*Task objective*
Pull every line holding the string "this" from the records below.

-.-.-

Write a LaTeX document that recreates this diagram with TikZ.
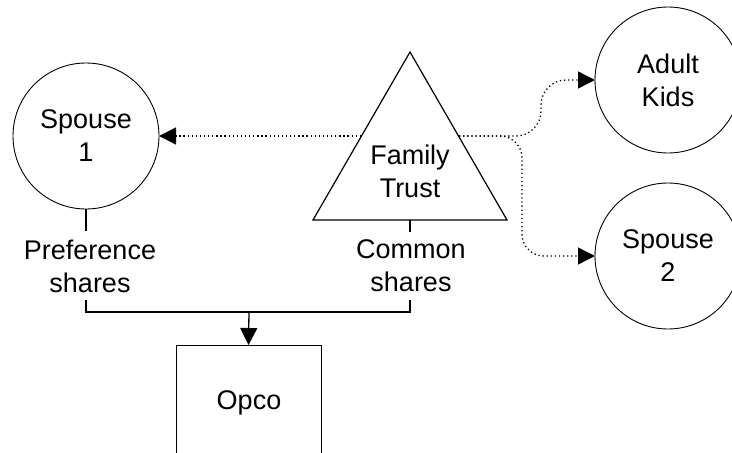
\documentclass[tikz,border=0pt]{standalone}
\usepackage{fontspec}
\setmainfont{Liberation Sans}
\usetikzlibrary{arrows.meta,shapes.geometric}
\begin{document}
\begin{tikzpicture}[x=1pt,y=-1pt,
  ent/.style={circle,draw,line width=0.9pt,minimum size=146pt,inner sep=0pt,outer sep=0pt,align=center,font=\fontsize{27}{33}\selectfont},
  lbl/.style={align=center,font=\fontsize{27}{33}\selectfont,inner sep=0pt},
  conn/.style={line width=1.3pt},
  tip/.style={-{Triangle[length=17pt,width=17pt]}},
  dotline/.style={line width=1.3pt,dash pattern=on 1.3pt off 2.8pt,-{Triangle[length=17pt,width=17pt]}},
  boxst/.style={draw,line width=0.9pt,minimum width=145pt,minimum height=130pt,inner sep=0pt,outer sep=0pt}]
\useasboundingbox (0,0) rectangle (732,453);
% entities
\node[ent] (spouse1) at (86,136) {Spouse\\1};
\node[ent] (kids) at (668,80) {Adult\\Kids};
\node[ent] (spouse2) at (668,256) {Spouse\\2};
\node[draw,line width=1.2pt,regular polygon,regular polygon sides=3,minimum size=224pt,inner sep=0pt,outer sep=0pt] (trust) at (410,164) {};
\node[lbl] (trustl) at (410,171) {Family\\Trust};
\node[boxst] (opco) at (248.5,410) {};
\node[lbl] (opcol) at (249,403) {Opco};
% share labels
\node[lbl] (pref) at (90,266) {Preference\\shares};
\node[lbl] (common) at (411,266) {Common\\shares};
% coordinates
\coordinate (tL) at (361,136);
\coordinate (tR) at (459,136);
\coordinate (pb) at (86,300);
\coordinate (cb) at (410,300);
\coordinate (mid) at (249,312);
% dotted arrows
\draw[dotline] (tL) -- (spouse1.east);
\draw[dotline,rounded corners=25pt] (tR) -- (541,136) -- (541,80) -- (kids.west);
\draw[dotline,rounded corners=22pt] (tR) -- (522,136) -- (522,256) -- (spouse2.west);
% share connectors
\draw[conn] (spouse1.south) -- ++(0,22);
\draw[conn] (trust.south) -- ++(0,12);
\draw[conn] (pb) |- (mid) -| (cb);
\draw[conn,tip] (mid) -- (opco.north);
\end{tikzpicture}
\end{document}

-.-.-

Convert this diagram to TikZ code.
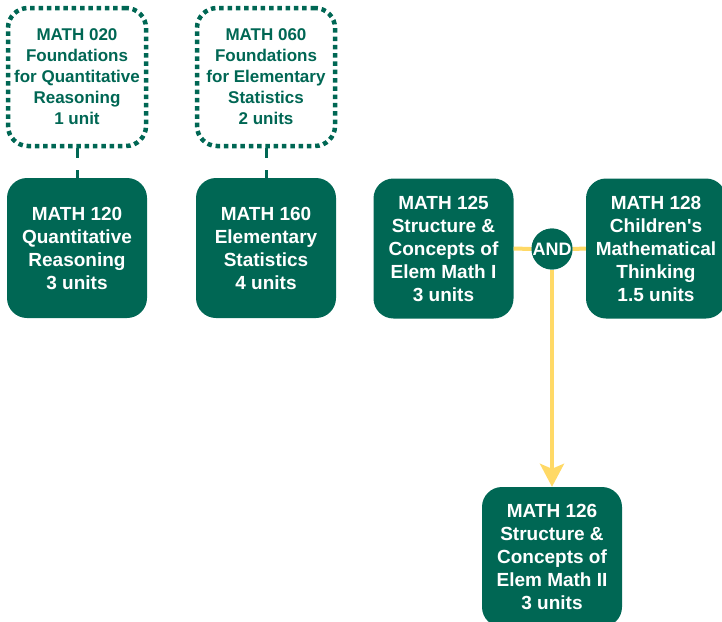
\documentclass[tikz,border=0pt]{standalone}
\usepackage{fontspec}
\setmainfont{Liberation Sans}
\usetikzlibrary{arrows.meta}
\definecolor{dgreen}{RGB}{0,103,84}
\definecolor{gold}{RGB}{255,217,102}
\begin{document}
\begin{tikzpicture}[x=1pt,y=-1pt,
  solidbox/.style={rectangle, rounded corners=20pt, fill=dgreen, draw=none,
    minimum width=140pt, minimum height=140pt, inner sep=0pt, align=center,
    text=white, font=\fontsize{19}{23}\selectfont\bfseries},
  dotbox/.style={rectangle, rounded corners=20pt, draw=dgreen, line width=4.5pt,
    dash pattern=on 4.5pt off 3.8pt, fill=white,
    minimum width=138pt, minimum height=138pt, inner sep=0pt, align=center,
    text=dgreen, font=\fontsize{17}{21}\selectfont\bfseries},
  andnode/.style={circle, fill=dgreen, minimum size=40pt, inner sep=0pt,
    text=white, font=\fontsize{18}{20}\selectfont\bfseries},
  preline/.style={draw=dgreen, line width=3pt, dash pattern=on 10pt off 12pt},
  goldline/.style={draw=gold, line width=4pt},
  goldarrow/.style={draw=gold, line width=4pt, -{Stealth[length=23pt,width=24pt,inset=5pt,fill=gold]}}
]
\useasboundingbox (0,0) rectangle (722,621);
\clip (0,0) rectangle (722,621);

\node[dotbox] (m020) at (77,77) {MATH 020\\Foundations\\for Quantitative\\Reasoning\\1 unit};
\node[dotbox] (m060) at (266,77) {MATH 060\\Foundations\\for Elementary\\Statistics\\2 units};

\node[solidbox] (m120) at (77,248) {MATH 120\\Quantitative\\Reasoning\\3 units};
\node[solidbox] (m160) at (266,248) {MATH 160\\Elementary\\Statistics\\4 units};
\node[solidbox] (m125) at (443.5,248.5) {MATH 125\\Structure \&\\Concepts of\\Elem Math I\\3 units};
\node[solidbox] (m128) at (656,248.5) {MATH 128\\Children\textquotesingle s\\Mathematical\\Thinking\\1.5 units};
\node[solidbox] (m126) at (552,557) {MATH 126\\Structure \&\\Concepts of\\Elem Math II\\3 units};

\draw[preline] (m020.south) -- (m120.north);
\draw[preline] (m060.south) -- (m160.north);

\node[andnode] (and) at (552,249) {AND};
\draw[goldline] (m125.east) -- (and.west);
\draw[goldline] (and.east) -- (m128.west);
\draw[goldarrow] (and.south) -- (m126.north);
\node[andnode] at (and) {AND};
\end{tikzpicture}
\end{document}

-.-.-

*Correct response*
Write a LaTeX document that recreates this diagram with TikZ.
Convert this diagram to TikZ code.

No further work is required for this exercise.